Noutro (perigoso) desvario caseiro, o presidente norte-americano recusou ouvir a gravação áudio do assassinato de Jamal Khashoggi. Já classificou o acto como perverso e como muito más as pessoas que o cometeram. Não quer ouvi-la e acha que não há razão nenhuma para que a ouça. Eu acho que é capaz de haver para cima de 100 mil milhões de razões para não alarmar o excelentíssimo príncipe da Arábia Saudita e Trump, ao contrário de uns quantos hipócritas, não tem pudor em lembrá-lo repetidamente. Afinal, a venda de armas é um excelente negócio, gera muitos, muitos empregos; a lot. Além disso, as pessoas têm direito a defender-se de ameaças, como se vê, semana sim, semana não, nos EUA. Esta semana foi em Chicago. Quando os professores americanos andarem armados, acabam-se os massacres. Como é que ninguém se tinha lembrado disso antes? E quando for o Jair a mandar, pode ser que todos os problemas da humanidade desapareçam por artes bélicas, pois teremos conseguido exterminar todos os maus da face da Terra; jamais os franceses voltarão a correr o risco de aprender alemão.

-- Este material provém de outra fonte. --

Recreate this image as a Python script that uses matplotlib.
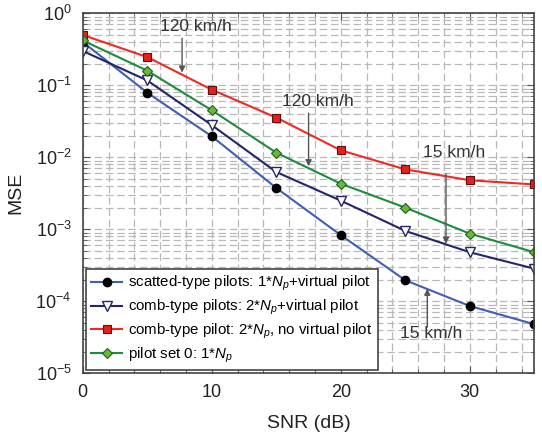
import numpy as np
import matplotlib
matplotlib.use("Agg")
import matplotlib.pyplot as plt
from matplotlib.ticker import LogLocator, MultipleLocator, NullFormatter

plt.rcParams['font.family'] = ['Liberation Sans', 'DejaVu Sans']
plt.rcParams['mathtext.fontset'] = 'custom'
plt.rcParams['mathtext.rm'] = 'Liberation Sans'
plt.rcParams['mathtext.it'] = 'Liberation Sans:italic'

snr = [0, 5, 10, 15, 20, 25, 30, 35]

mse_scatted = [0.40, 0.079, 0.0196, 0.00375, 0.00083, 0.000196, 8.6e-5, 4.8e-5]
mse_comb_vp = [0.30, 0.117, 0.028, 0.00625, 0.0025, 0.00095, 0.00048, 0.000284]
mse_comb_novp = [0.50, 0.247, 0.087, 0.0356, 0.0125, 0.0068, 0.0048, 0.0042]
mse_set0 = [0.42, 0.16, 0.045, 0.0116, 0.0043, 0.0020, 0.00087, 0.00048]

labels = [r'scatted-type pilots: 1*$N_p$+virtual pilot',
          r'comb-type pilots: 2*$N_p$+virtual pilot',
          r'comb-type pilot: 2*$N_p$, no virtual pilot',
          r'pilot set 0: 1*$N_p$']

# (text x, text y, arrow x, arrow start y, arrow end y)
notes = [
    ('120 km/h', 8.8, 0.66, 7.7, 0.45, 0.15),
    ('120 km/h', 18.2, 0.059, 17.5, 0.041, 0.0075),
    ('15 km/h', 28.75, 0.0116, 28.15, 0.0059, 0.00063),
    ('15 km/h', 27.0, 3.6e-5, 26.7, 4.4e-5, 1.5e-4),
]

fig = plt.figure(figsize=(5.42, 4.37), dpi=100)
ax = fig.add_axes([0.1526, 0.1457, 0.8334, 0.8238])

ax.plot(snr, mse_scatted, '-o', color='#3d5fb4', lw=1.5, ms=6,
        mfc='black', mec='black', label=labels[0])
ax.plot(snr, mse_comb_vp, '-v', color='#25256e', lw=1.5, ms=6.5,
        mfc='white', mec='#25256e', label=labels[1])
ax.plot(snr, mse_comb_novp, '-s', color='#ee2a24', lw=1.5, ms=5.5,
        mfc='#e8201c', mec='#5a1010', mew=0.8, label=labels[2])
ax.plot(snr, mse_set0, '-D', color='#1f8b3b', lw=1.5, ms=5.5,
        mfc='#63bb3a', mec='#2a5a20', mew=0.8, label=labels[3])

for txt, tx, ty, axx, y0, y1 in notes:
    ax.annotate('', xy=(axx, y1), xytext=(axx, y0),
                arrowprops=dict(arrowstyle='-|>', color='#555555', lw=1.0,
                                mutation_scale=9, shrinkA=0, shrinkB=0))
    ax.text(tx, ty, txt, ha='center', va='center', fontsize=12.5, color='#333333')

ax.set_yscale('log')
ax.set_xlim(0, 35)
ax.set_ylim(1e-5, 1)
ax.xaxis.set_major_locator(MultipleLocator(10))
ax.xaxis.set_minor_locator(MultipleLocator(2))
ax.yaxis.set_major_locator(LogLocator(base=10, numticks=10))
ax.yaxis.set_minor_locator(LogLocator(base=10, subs=np.arange(2, 10), numticks=20))
ax.yaxis.set_minor_formatter(NullFormatter())

ax.grid(True, which='both', ls=(0, (6, 3)), color='#b8b8b8', lw=0.9)
ax.set_axisbelow(True)
ax.tick_params(which='both', direction='in', top=True, right=True,
               colors='#555555', labelcolor='#222222', labelsize=13, pad=8)
ax.tick_params(which='major', length=5)
ax.tick_params(which='minor', length=3)
for s in ax.spines.values():
    s.set_color('#444444')
    s.set_linewidth(1.2)

ax.set_xlabel('SNR (dB)', fontsize=14, color='#222222', labelpad=10)
ax.set_ylabel('MSE', fontsize=14, color='#222222', labelpad=8)

leg = ax.legend(loc='lower left', bbox_to_anchor=(0.0066, 0.009), fontsize=10.8,
                frameon=True, fancybox=False, edgecolor='#444444',
                handlelength=2.1, handletextpad=0.4, borderaxespad=0,
                labelspacing=0.3, borderpad=0.35)
leg.get_frame().set_linewidth(1.2)
leg.get_frame().set_alpha(1)

fig.savefig('out.png', dpi=100)
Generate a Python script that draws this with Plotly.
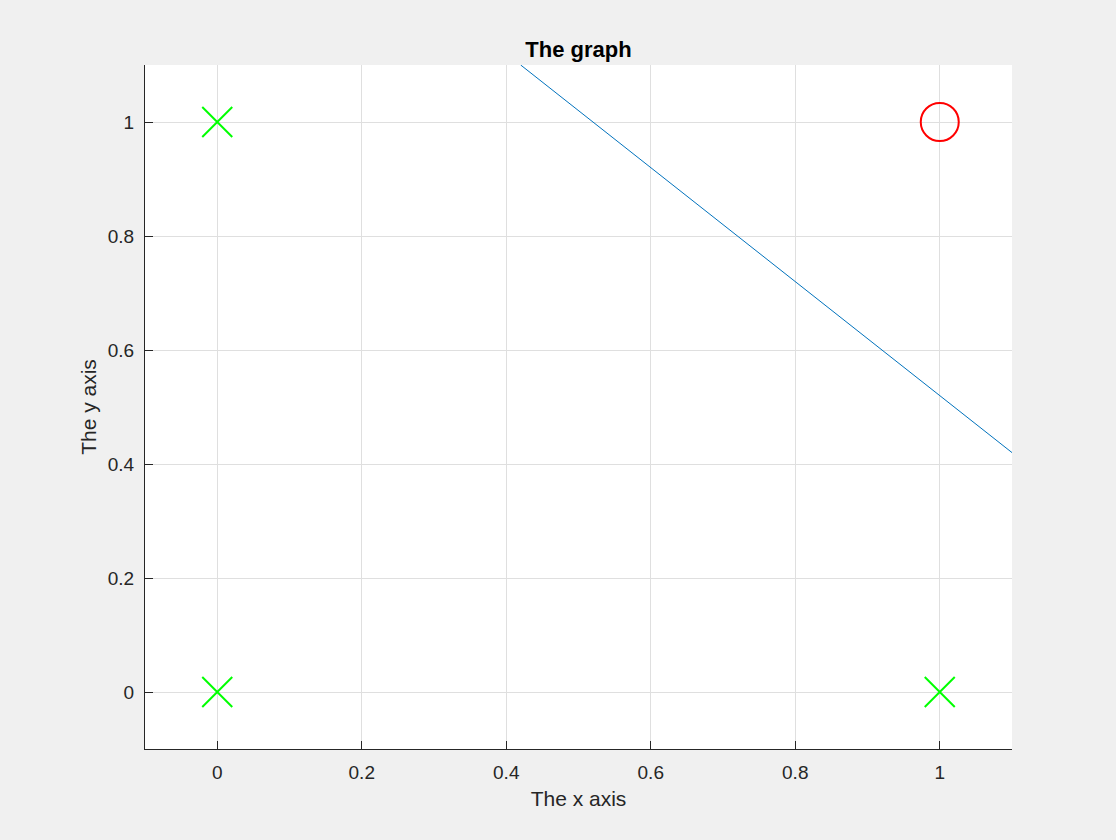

Entretanto, há milhares de refugiados às portas do EUA na fronteira com o México. Uma caravana, várias caravanas, amálgamas de sonhos desesperados, de esperanças indomáveis, voluntariosas, fazendo das fraquezas individuais uma força resistente que renasce, como uma fénix, das cinzas que tentam e teimam em deixar para trás. Trump não os quer há muito, o México não tem como continuar a querê-los e nós vamos suspirando com envergonhado e cobarde alívio, porque não chegou à nossa porta. Ainda. Como será, quando chegar? O que fazer entre a obrigação moral de ajudar quem precisa e a frustrante incapacidade de chegar a todos? E se, por um acaso do destino, a caravana nos transportasse a nós?